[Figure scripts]
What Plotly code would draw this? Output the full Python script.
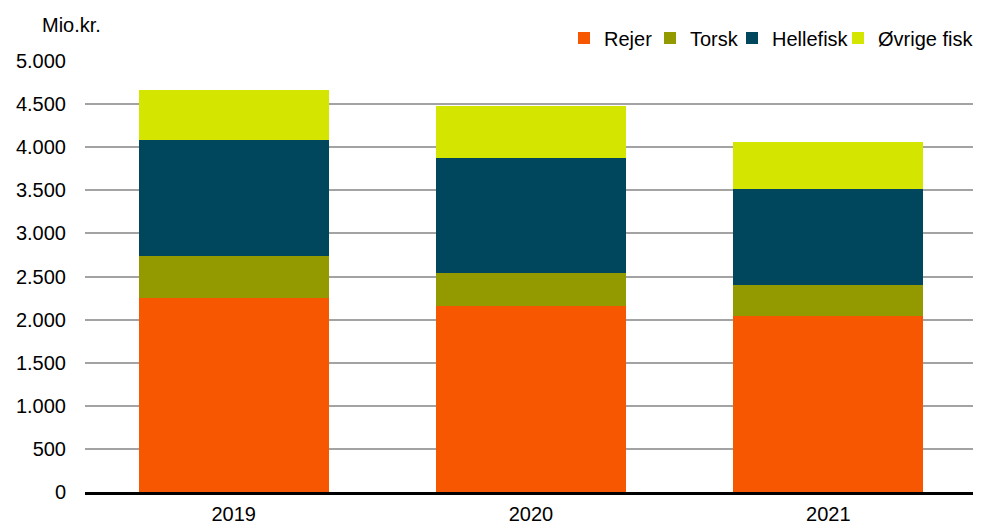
import plotly.graph_objects as go

years = ["2019", "2020", "2021"]
rejer = [2253, 2153, 2045]
torsk = [482, 393, 351]
hellefisk = [1351, 1331, 1114]
ovrige = [575, 602, 552]

series = [
    ("Rejer", rejer, "#F75700"),
    ("Torsk", torsk, "#929A00"),
    ("Hellefisk", hellefisk, "#00465C"),
    ("Øvrige fisk", ovrige, "#D4E500"),
]
# left edge (figure px) of each legend entry
legend_left = [556, 642, 724, 830]

W, H = 973, 517
L, R, T, B = 77, 4, 53, 33

fig = go.Figure()
legend_ids = ["legend", "legend2", "legend3", "legend4"]
for (name, vals, col), lid in zip(series, legend_ids):
    fig.add_trace(go.Bar(x=years, y=vals, name=name, legend=lid, showlegend=True,
                         marker=dict(color=col, line=dict(width=0))))

fig.update_layout(
    barmode="stack",
    bargap=0.36,
    width=W, height=H,
    showlegend=True,
    margin=dict(l=L, r=R, t=T, b=B, autoexpand=False),
    plot_bgcolor="white", paper_bgcolor="white",
    separators=",.",
    font=dict(family="Liberation Sans, Arial, sans-serif", size=20, color="#000000"),
)
for lid, lx in zip(legend_ids, legend_left):
    fig.update_layout({lid: dict(orientation="h", xref="container", yref="container",
                                 x=lx / W, xanchor="left", y=1 - 30 / H, yanchor="middle",
                                 font=dict(size=20), itemwidth=30, visible=True,
                                 bgcolor="rgba(0,0,0,0)")})

fig.layout.annotations = [dict(text="Mio.kr.", xref="paper", yref="paper",
                               x=(32 - L) / (W - L - R), y=(H - B - 17) / (H - T - B),
                               xanchor="left", yanchor="middle",
                               showarrow=False, font=dict(size=20))]
fig.update_yaxes(range=[0, 5000], dtick=500, tickformat=",d", automargin=False,
                 showgrid=True, gridcolor="#A3A3A3", gridwidth=1.6,
                 zeroline=False, showline=False, ticks="", ticklabelstandoff=18)
fig.update_xaxes(showline=True, linecolor="#000000", linewidth=2.5, automargin=False,
                 ticks="", showgrid=False, ticklabelstandoff=2)

fig.write_html("out.html")
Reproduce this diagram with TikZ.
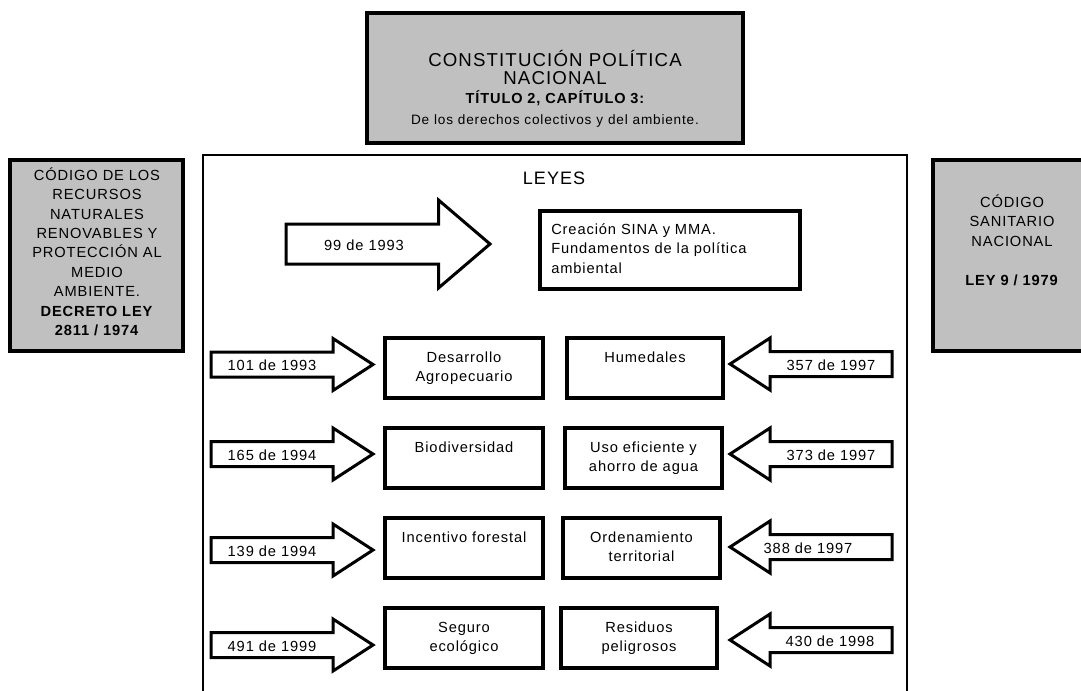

- _STATED PROBLEM_: Copy, word for word, the entries above from the first line to the line that holds "ovrige = [575, 602, 552]". Drop the pictures.

- _PROBLEM SOLUTION_:
What Plotly code would draw this? Output the full Python script.
import plotly.graph_objects as go

years = ["2019", "2020", "2021"]
rejer = [2253, 2153, 2045]
torsk = [482, 393, 351]
hellefisk = [1351, 1331, 1114]
ovrige = [575, 602, 552]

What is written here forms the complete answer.